Greek government blames high profit margins for rising consumer prices
Greece is to counteract rising consumer prices by reinforcing stricter transparency requirements for retailers and their suppliers, reports Kathemerini. The reform package is a ten measures catalogue. Companies with high or deemed “excessive” profits will be listed in public. It will also oblige multinationals to reveal their wholesale and retail prices in other countries. There had been reports that companies move products from country to country with bogus sales between subsidiaries and sell those more expensively in Greece.
The Italian reform program – in full
Il Sole 24 ore has a very use summary of the new governments economic policy agenda. We have reported on some of it here, such as the agreement with the banking association to facilitate the transfer of variable rate mortgage, or measures to improve profit-related pay, which are of a wider labour productivity agenda.
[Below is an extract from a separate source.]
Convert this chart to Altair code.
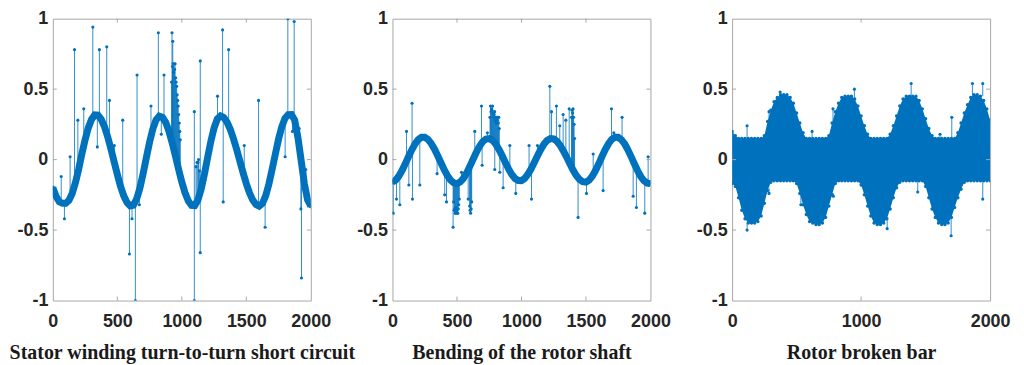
import altair as alt
import pandas as pd

# ---------------- data ----------------
X_GRID = list(range(0, 2001, 25))          # sample index of the read-off points

P1_BASE = [-0.20, -0.26, -0.30, -0.31, -0.31, -0.29, -0.24, -0.165, -0.07, 0.04,
           0.14, 0.225, 0.285, 0.317, 0.315, 0.286, 0.235, 0.163, 0.078, -0.014,
           -0.105, -0.19, -0.257, -0.304, -0.328, -0.323, -0.279, -0.202, -0.10, 0.013,
           0.123, 0.216, 0.281, 0.309, 0.30, 0.264, 0.202, 0.12, 0.028, -0.068,
           -0.159, -0.236, -0.293, -0.325, -0.326, -0.287, -0.209, -0.104, 0.014, 0.129,
           0.224, 0.288, 0.31, 0.299, 0.267, 0.216, 0.15, 0.073, -0.01, -0.093,
           -0.17, -0.236, -0.287, -0.319, -0.33, -0.311, -0.257, -0.174, -0.071, 0.039,
           0.145, 0.233, 0.293, 0.319, 0.32, 0.28, 0.158, -0.005, -0.17, -0.286,
           -0.33]
# outliers: (sample, value of the curve there, value of the outlier)
P1_SPIKES = [(65, -0.28, -0.12), (90, -0.31, -0.42), (134, -0.28, 0.02), (168, -0.15, 0.78),
             (194, -0.09, 0.28), (240, 0.10, 0.36), (310, 0.30, 0.94), (345, 0.31, 0.09),
             (361, 0.30, 0.78), (418, 0.17, 0.80), (439, 0.11, 0.42), (477, -0.02, 0.10),
             (542, -0.24, 0.28), (594, -0.32, -0.67), (614, -0.33, -0.42), (640, -0.30, -1.0),
             (653, -0.28, 0.60), (671, -0.21, -0.32), (761, 0.16, 0.38), (818, 0.30, 0.90),
             (841, 0.30, 0.18), (862, 0.28, 0.60), (924, 0.12, 0.90), (930, 0.10, 0.84),
             (920, 0.13, 0.55), (928, 0.11, 0.66), (932, 0.10, 0.68), (936, 0.09, 0.62),
             (940, 0.07, 0.68), (944, 0.06, 0.64), (948, 0.05, 0.68), (952, 0.03, 0.58),
             (956, 0.01, 0.55), (960, 0.0, 0.52), (964, -0.01, 0.46), (968, -0.03, 0.42),
             (972, -0.05, 0.38), (976, -0.07, 0.32), (980, -0.09, 0.26), (984, -0.10, 0.20),
             (988, -0.12, 0.14), (1097, -0.33, 0.34), (1097, -0.33, -1.0), (1110, -0.31, -0.05),
             (1118, -0.30, -0.02), (1125, -0.29, -0.02), (1130, -0.27, 0.0), (1136, -0.25, -0.08),
             (1143, -0.23, 0.70), (1143, -0.23, -0.66), (1277, 0.29, 0.45), (1316, 0.30, 0.92),
             (1321, 0.30, -0.30), (1363, 0.24, 0.78), (1484, -0.12, 0.10), (1595, -0.33, 0.42),
             (1646, -0.27, -0.48), (1801, 0.29, 0.02), (1822, 0.32, 1.0), (1858, 0.31, 0.20),
             (1871, 0.30, 0.98), (1910, 0.10, 0.22), (1923, 0.01, -0.35), (1928, -0.02, -0.84),
             (1961, -0.22, -0.07)]

P2_BASE = [-0.16, -0.145, -0.116, -0.076, -0.028, 0.022, 0.07, 0.112, 0.142, 0.158,
           0.158, 0.144, 0.115, 0.076, 0.029, -0.021, -0.07, -0.112, -0.145, -0.165,
           -0.17, -0.159, -0.133, -0.095, -0.048, 0.002, 0.052, 0.095, 0.128, 0.146,
           0.149, 0.137, 0.11, 0.073, 0.028, -0.02, -0.066, -0.105, -0.134, -0.148,
           -0.149, -0.133, -0.104, -0.065, -0.019, 0.029, 0.073, 0.11, 0.137, 0.149,
           0.147, 0.13, 0.101, 0.062, 0.018, -0.029, -0.074, -0.113, -0.141, -0.157,
           -0.16, -0.145, -0.116, -0.076, -0.028, 0.024, 0.072, 0.113, 0.143, 0.158,
           0.158, 0.141, 0.111, 0.07, 0.021, -0.029, -0.078, -0.12, -0.15, -0.167,
           -0.17]
P2_SPIKES = [(5, -0.16, -0.38), (31, -0.14, -0.28), (57, -0.13, -0.32), (109, -0.02, 0.20),
             (127, 0.02, -0.18), (152, 0.07, 0.40), (155, 0.08, -0.28), (212, 0.15, -0.18),
             (346, 0.03, -0.10), (405, -0.08, -0.25), (419, -0.10, -0.30), (470, -0.16, -0.48),
             (474, -0.165, -0.30), (478, -0.167, -0.36), (482, -0.168, -0.35), (486, -0.17, -0.38),
             (490, -0.17, -0.38), (494, -0.17, -0.34), (498, -0.17, -0.36), (502, -0.17, -0.38),
             (506, -0.168, -0.38), (510, -0.165, -0.35), (514, -0.163, -0.32), (518, -0.16, -0.28),
             (535, -0.15, -0.09), (587, -0.06, -0.28), (598, -0.05, -0.33), (602, -0.045, -0.36),
             (606, -0.04, -0.38), (610, -0.035, -0.35), (614, -0.03, -0.30), (638, 0.03, 0.20),
             (690, 0.12, 0.38), (695, 0.12, -0.04), (736, 0.15, 0.19),
             (756, 0.148, 0.30), (760, 0.147, 0.38), (764, 0.145, 0.34), (768, 0.143, 0.36),
             (772, 0.14, 0.35), (776, 0.137, 0.38), (780, 0.133, 0.33), (784, 0.128, 0.30),
             (788, 0.124, 0.32), (792, 0.12, 0.34), (796, 0.115, 0.28), (800, 0.11, 0.30),
             (804, 0.105, 0.26), (808, 0.10, 0.30), (812, 0.094, 0.28), (816, 0.088, 0.30),
             (820, 0.082, 0.26), (824, 0.076, 0.30), (828, 0.07, 0.22),
             (793, 0.12, -0.07), (832, 0.06, -0.09), (858, 0.01, -0.20), (910, -0.08, 0.10),
             (956, -0.14, -0.24), (1059, -0.09, 0.10), (1078, -0.06, -0.28), (1124, 0.03, 0.10),
             (1220, 0.15, 0.52), (1233, 0.15, 0.34), (1271, 0.13, 0.38), (1297, 0.10, 0.24),
             (1323, 0.06, 0.32), (1344, 0.03, 0.28), (1370, -0.02, 0.36),
             (1388, -0.06, 0.30), (1392, -0.065, 0.35), (1396, -0.07, 0.33), (1400, -0.074, 0.36),
             (1404, -0.08, 0.30), (1408, -0.085, 0.25), (1412, -0.09, 0.15),
             (1439, -0.13, -0.41), (1504, -0.16, -0.24), (1556, -0.11, 0.04), (1633, 0.04, -0.22),
             (1698, 0.14, 0.36), (1716, 0.15, 0.19), (1780, 0.14, 0.30), (1822, 0.07, 0.10),
             (1866, -0.01, -0.26), (1891, -0.06, -0.34), (1956, -0.15, -0.38), (1982, -0.17, 0.02)]

P3_UPPER = [0.20, 0.17, 0.15, 0.15, 0.15, 0.15, 0.15, 0.15, 0.15, 0.15,
            0.17, 0.27, 0.35, 0.41, 0.44, 0.46, 0.46, 0.46, 0.44, 0.40,
            0.33, 0.26, 0.19, 0.15, 0.15, 0.15, 0.15, 0.15, 0.15, 0.15,
            0.17, 0.26, 0.34, 0.40, 0.44, 0.45, 0.45, 0.45, 0.43, 0.38,
            0.31, 0.24, 0.18, 0.15, 0.15, 0.15, 0.15, 0.15, 0.15, 0.18,
            0.24, 0.31, 0.38, 0.43, 0.45, 0.45, 0.45, 0.45, 0.42, 0.36,
            0.29, 0.22, 0.17, 0.15, 0.15, 0.15, 0.15, 0.15, 0.15, 0.15,
            0.19, 0.26, 0.33, 0.39, 0.44, 0.46, 0.46, 0.45, 0.42, 0.36,
            0.28]
P3_LOWER = [-0.17, -0.19, -0.27, -0.36, -0.42, -0.45, -0.45, -0.45, -0.44, -0.40,
            -0.31, -0.22, -0.16, -0.15, -0.15, -0.15, -0.15, -0.15, -0.15, -0.15,
            -0.17, -0.24, -0.32, -0.39, -0.44, -0.45, -0.46, -0.46, -0.45, -0.41,
            -0.33, -0.25, -0.17, -0.15, -0.15, -0.15, -0.15, -0.15, -0.15, -0.15,
            -0.18, -0.25, -0.33, -0.40, -0.45, -0.46, -0.46, -0.45, -0.42, -0.35,
            -0.27, -0.20, -0.16, -0.15, -0.15, -0.15, -0.15, -0.15, -0.15, -0.15,
            -0.19, -0.27, -0.35, -0.41, -0.45, -0.46, -0.46, -0.45, -0.41, -0.34,
            -0.27, -0.21, -0.16, -0.15, -0.15, -0.15, -0.15, -0.15, -0.15, -0.15,
            -0.15]
P3_SPIKES = [(116, 0.15, 0.24), (116, -0.45, -0.50), (286, 0.28, 0.34), (286, -0.20, -0.24),
             (372, 0.46, 0.48), (533, -0.22, -0.32), (620, 0.15, 0.20), (782, 0.27, 0.36),
             (785, -0.24, -0.26), (948, 0.43, 0.50), (1202, -0.42, -0.49), (1388, 0.45, 0.54),
             (1439, -0.15, -0.23), (1612, 0.15, 0.18), (1698, -0.42, -0.54), (1703, 0.15, 0.30),
             (1863, 0.44, 0.54), (1943, 0.45, 0.54), (1943, -0.15, -0.28)]

TITLES = ["Stator winding turn-to-turn short circuit",
          "Bending of the rotor shaft",
          "Rotor broken bar"]
XTICKS_A = [0, 500, 1000, 1500, 2000]
XTICKS_B = [0, 1000, 2000]
YTICKS = [-1, -0.5, 0, 0.5, 1]

# ---------------- styling ----------------
BLUE = "#0072BD"
BOX = "#a6a6a6"
W, H = 259, 283


def panel(title, xticks, spikes, base=None, band=None):
    xenc = alt.X("x:Q", scale=alt.Scale(domain=[0, 2000], nice=False, zero=False),
                 axis=alt.Axis(values=xticks, title=title, labelExpr="'' + datum.value",
                               labelFlush=False, labelOverlap=False))
    yenc = alt.Y("y:Q", scale=alt.Scale(domain=[-1, 1], nice=False, zero=False),
                 axis=alt.Axis(values=YTICKS, title=None, labelExpr="'' + datum.value",
                               labelFlush=False, labelOverlap=False))
    layers = []
    sdf = pd.DataFrame(spikes, columns=["x", "y", "y2"])
    layers.append(alt.Chart(sdf).mark_rule(color=BLUE, strokeWidth=1, opacity=0.8, clip=True)
                  .encode(x=xenc, y=yenc, y2="y2:Q"))
    if band is not None:
        up, lo = band
        bdf = pd.DataFrame({"x": X_GRID, "y": up, "y2": lo})
        layers.append(alt.Chart(bdf).mark_area(color=BLUE, opacity=1, clip=True)
                      .encode(x=xenc, y=yenc, y2="y2:Q"))
        edf = pd.DataFrame({"x": X_GRID + X_GRID, "y": up + lo})
        layers.append(alt.Chart(edf).mark_circle(color=BLUE, size=12, opacity=1, clip=True)
                      .encode(x=xenc, y=yenc))
    if base is not None:
        ldf = pd.DataFrame({"x": X_GRID, "y": base})
        layers.append(alt.Chart(ldf).mark_line(color=BLUE, strokeWidth=7, clip=True)
                      .encode(x=xenc, y=yenc))
        layers.append(alt.Chart(ldf).mark_circle(color=BLUE, size=22, opacity=1, clip=True)
                      .encode(x=xenc, y=yenc))
    tdf = pd.DataFrame({"x": sdf["x"], "y": sdf["y2"]})
    layers.append(alt.Chart(tdf).mark_circle(color=BLUE, size=10, opacity=1, clip=True)
                  .encode(x=xenc, y=yenc))
    # inward ticks on all four sides (MATLAB box style)
    xt = pd.DataFrame({"x": [v for v in xticks if 0 < v < 2000]})
    yt = pd.DataFrame({"y": [v for v in YTICKS if -1 < v < 1]})
    layers.append(alt.Chart(xt).mark_rule(color=BOX, strokeWidth=1)
                  .encode(x=xenc, y=alt.value(0), y2=alt.value(4)))
    layers.append(alt.Chart(xt).mark_rule(color=BOX, strokeWidth=1)
                  .encode(x=xenc, y=alt.value(H - 4), y2=alt.value(H)))
    layers.append(alt.Chart(yt).mark_rule(color=BOX, strokeWidth=1)
                  .encode(y=yenc, x=alt.value(0), x2=alt.value(4)))
    layers.append(alt.Chart(yt).mark_rule(color=BOX, strokeWidth=1)
                  .encode(y=yenc, x=alt.value(W - 4), x2=alt.value(W)))
    return alt.layer(*layers).properties(width=W, height=H)


p1 = panel(TITLES[0], XTICKS_A, P1_SPIKES, base=P1_BASE)
p2 = panel(TITLES[1], XTICKS_A, P2_SPIKES, base=P2_BASE)
p3 = panel(TITLES[2], XTICKS_B, P3_SPIKES, band=(P3_UPPER, P3_LOWER))

chart = (
    alt.hconcat(p1, p2, p3, spacing=82, bounds="flush")
    .properties(padding={"left": 0, "top": 0, "right": 5, "bottom": 0}, background="white")
    .configure_view(stroke=BOX, strokeWidth=1)
    .configure_axis(grid=False, domain=False, ticks=False,
                    labelFont="Liberation Sans", labelFontWeight="bold", labelFontSize=18,
                    labelColor="#262626",
                    titleFont="Liberation Serif", titleFontWeight="bold", titleFontSize=20,
                    titleColor="#1a1a1a")
    .configure_axisX(labelPadding=12, titlePadding=12)
    .configure_axisY(labelPadding=5)
)

chart.save("out.html", embed_options={"renderer": "svg", "actions": False})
One important measure is the reduction of taxes on overtime. The whole thing is excruciatingly complicated, and we spare you the details. Another measure is the abolition of property taxes on the first house.
Three different approaches to fiscal policy
Andrea Brasili, writing in RGE Economonitor, takes a closer look at the approaches by the three largest euro area countries to fiscal policy. This is how he summerizes the approach:
Germany: stick to the target whatever happens
Italy: stick to the path towards the target whatever happens
France: stick to the path towards the target provided that …
Naturally there are different outcomes. The authors looks at different scenario, including an economic shock of growth of 1% below forecasts. This would have almost no effect on Germany, while the budget deficit of France and Italy would hit 3% (more in France).
Mishkin resigns from Fed, Blanchard goes to IMF
Frederik Mishkin, one of the architects of the Fed’s low interest rates, has resigned ahead of schedule to return to academia. See this article from Bloomberg. The article does not say why he left – his term was not due to expire until 2014. (We like to think that he does not want to be around when the dreadful consequences of his policies become apparently, but obviously we don’t either what drove to resign his post so prematurely). The article also points that there are already three vacancies on the board, which the Senate refuses to fill.
Another notable appointment this week is that of Olivier Blanchard as chief economist of the IMF. A story by Thomson Financial says Blanchard is relatively optimistic about the outlook for the world economy, applauding the Fed’s rate cut and liquidity injections.
Where are all the economists this weekend?
Not all, but a large number of them will be at Trento, in Northern Italy, at the economics festival, a unique event that tries to bring economics to the people. The speaker list is who is who in European and global economics. For more details about what’s on the agenda, and who is there, see this article in il sole 24 ore.